How do ladder operators generate energy values in a SHO?

[maximus123]

Hello,

I am currently studying ladder operator for a simple harmonic operator as a method for generating the energy values. This seem like a simple algebra question I am asking so I do apologize but I just can't figure it out. Here are my operator definitions,

a_+=\frac{1}{\sqrt{2}}(-\frac{\partial}{\partial y}+y) and a_-=\frac{1}{\sqrt{2}}(\frac{\partial}{\partial y}+y)​

My notes then say that

a_+a_-=\frac{1}{\sqrt{2}}(-\frac{\partial}{\partial y}+y)\frac{1}{\sqrt{2}}(\frac{\partial}{\partial y}+y)=\frac{1}{2}(-\frac{\partial^2}{\partial y^2}+y^2+1)​

I see where every resulting term comes from but it seems like there is a cross product missing, when y multiplies \frac{\partial}{\partial y} ie the second term in the left hand brackets times the first term in the right hand bracket.
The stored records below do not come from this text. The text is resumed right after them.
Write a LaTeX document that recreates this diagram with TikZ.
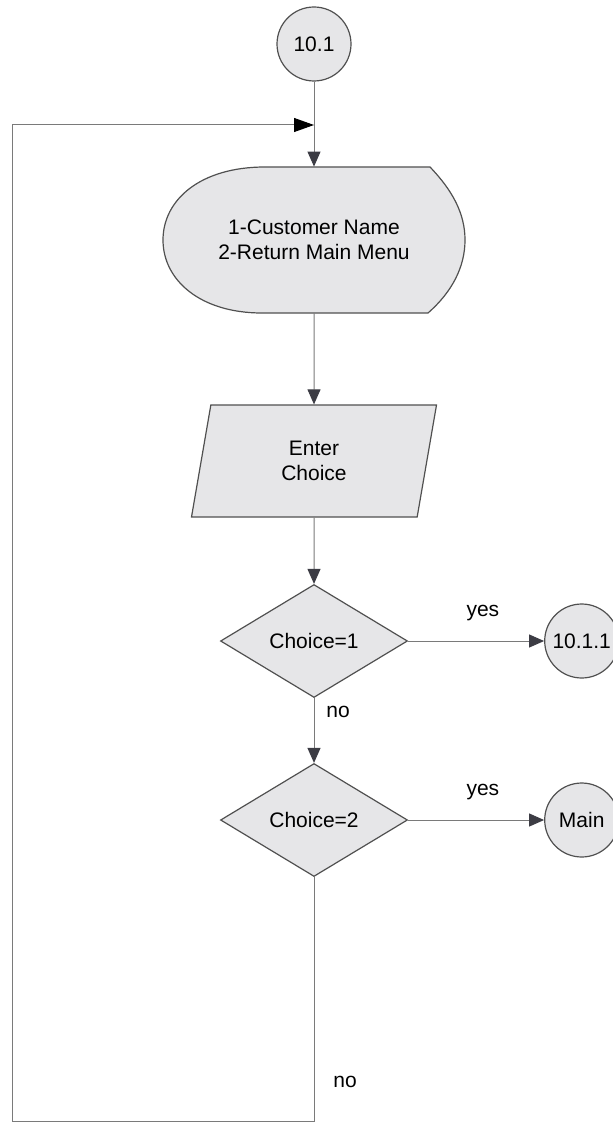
\documentclass[tikz,border=0pt]{standalone}
\usepackage{fontspec}
\setmainfont{Liberation Sans}
\usetikzlibrary{positioning,arrows.meta,shapes.geometric}
\definecolor{shapefill}{HTML}{E6E6E8}
\definecolor{shapeline}{HTML}{505050}
\definecolor{flowline}{HTML}{7A7A7A}
\definecolor{tipdark}{HTML}{3C3C44}

\begin{document}
\begin{tikzpicture}[
    x=0.5pt, y=-0.5pt,
    every node/.style={font=\fontsize{10.5}{12.5}\selectfont},
    shapebox/.style={draw=shapeline, fill=shapefill, line width=0.6pt},
    connector/.style={circle, shapebox, minimum size=37pt, inner sep=0pt},
    decision/.style={diamond, shapebox, minimum width=93.5pt,
                     minimum height=56.5pt, inner sep=0pt},
    inputbox/.style={trapezium, trapezium left angle=64, trapezium right angle=116,
                     trapezium stretches body, shapebox, minimum width=122.5pt,
                     minimum height=56pt, align=center, inner sep=0pt},
    arrow/.style={-{Triangle[length=7.5pt,width=6.5pt,color=tipdark]},
                  draw=flowline, line width=0.5pt},
    looparrow/.style={arrow, -{Triangle[length=10pt,width=7pt,color=black]}}
]
\useasboundingbox (0,0) rectangle (613,1123);

% display shape behind the menu text
\draw[shapebox] (265,167) -- (430,167) .. controls (452,190) and (465,213) .. (465,240)
  .. controls (465,267) and (452,292) .. (428,313) -- (262,313)
  .. controls (200,313) and (163,280) .. (163,240)
  .. controls (163,200) and (200,167) .. (265,167) -- cycle;

\node[connector] (c101) at (314,44) {10.1};
\coordinate (loopin) at (314,125);
\node[minimum width=151pt, minimum height=73pt, inner sep=0pt, align=center]
     (menu) at (314,240) {1-Customer Name\\2-Return Main Menu};
\node[inputbox] (choice) at (314,461) {Enter\\Choice};
\node[decision] (d1) at (314,641) {Choice=1};
\node[decision] (d2) at (314,820) {Choice=2};
\node[connector, right=68pt of d1] (c1011) {10.1.1};
\node[connector, right=68pt of d2] (main) {Main};
\coordinate (loopbl) at (12,1121);

\draw[arrow] (c101) -- (menu);
\draw[arrow] (menu) -- (choice);
\draw[arrow] (choice) -- (d1);
\draw[arrow] (d1) -- node[pos=0.22, xshift=12pt]{no} (d2);
\draw[arrow] (d1) -- node[pos=0.55, yshift=14pt]{yes} (c1011);
\draw[arrow] (d2) -- node[pos=0.55, yshift=14pt]{yes} (main);
\draw[looparrow] (d2) |- node[pos=0.42, xshift=15.5pt]{no} (loopbl) |- (loopin);
\end{tikzpicture}
\end{document}
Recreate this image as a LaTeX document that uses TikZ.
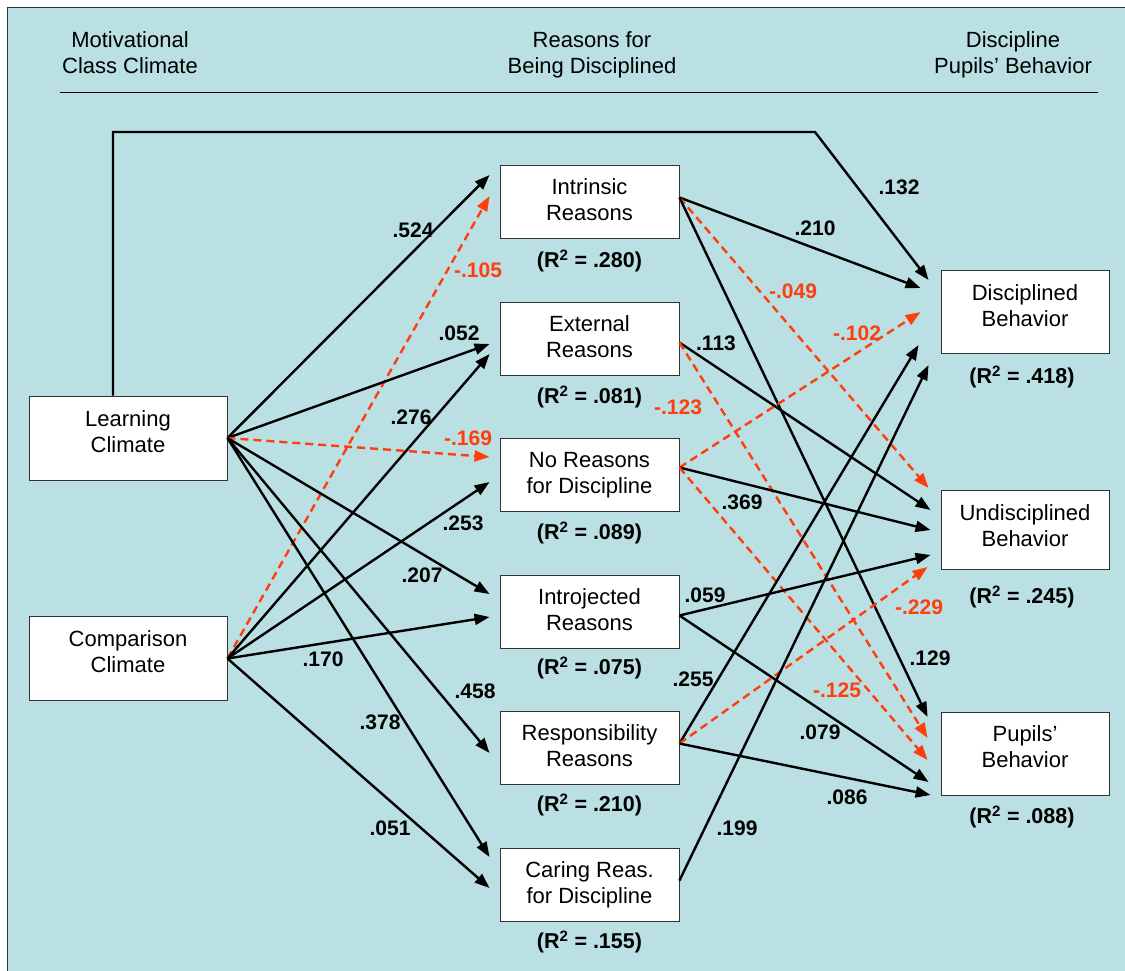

It seems to have multiplied to equal zero.
Could anyone explain where I'm going wrong? Thanks

 

[maximus123]

Sorry, I've actually just figured this out, apply the operators one at a time to an arbitrary function and this works.

 

[dauto]

Sorry, I've actually just figured this out, apply the operators one at a time to an arbitrary function and this works.

That's exactly right. The operators make no sense by themselves. They must be applied to a wave function. That wavefunction is often absent to reduce clutter but it really is there all the time.